An increase in the urban footprint brought about by population growth fundamentally alters the structure of a city and can have significant impacts on its identity, many of which would be seen as negative. Urban sprawl can reduce livability and environmental efficiency, and can have an irreversible impact on the natural environment (e.g. due to land clearing). However, if population growth occurs in areas that are in decline or where land is underutilised, and the development is done in a way that preserves quality green spaces, the impact of the growth is much less significant.
Increased traffic congestion arising from population and economic growth can significantly affect the function of a city. Some of the ways in which this might be mitigated (e.g. building additional roads) impact on the structure and possibly the identity of the built environment. On the other hand, growth in traffic congestion can be mitigated through increased use of public transport, which has a much smaller impact on the structure and identity of the built environment.
Pollution may lead to an increase in episodes of poor air quality. The frequency, duration and severity of these episodes are influenced by short-term meteorological conditions and local topography, and air quality is usually restored to acceptable levels once the immediate conditions change. However, human resilience in the face of prolonged or recurring exposure to air pollutants is limited.

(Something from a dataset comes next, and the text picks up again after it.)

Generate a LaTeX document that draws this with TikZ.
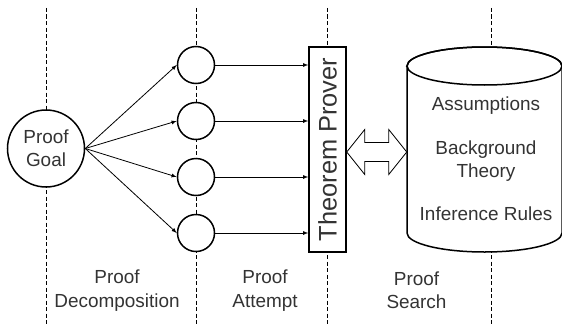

The resilience of the built environment in the face of increased consumption depends on the extent to which the built environment system itself leads to increases in efficiency. There are mixed views on whether urban systems create efficiencies in the use of environmental resources; many improvements in environmental efficiency tend to result from factors 'outside' the system, such as changed behaviours and technological improvements. In this regard, the built environment itself could not be considered resilient to increased consumption. However, where development and redevelopment activities in urban areas use 'green' building techniques and are associated with better infrastructure and services, the environmental impact of increased consumption can be significantly reduced.
Generally, the built environment is quite resilient to extreme weather events. Cities have a very good capacity to 'bounce back' from these shocks, particularly following rebuilding and other recovery activities. However, in some extreme cases, the structure and identity of the built environment might alter as a result of an extreme weather event, and there may be long-lasting effects on urban amenity. Higher sea levels would have a more lasting impact on affected built environments, particularly if there is a structural response in areas at risk of inundation.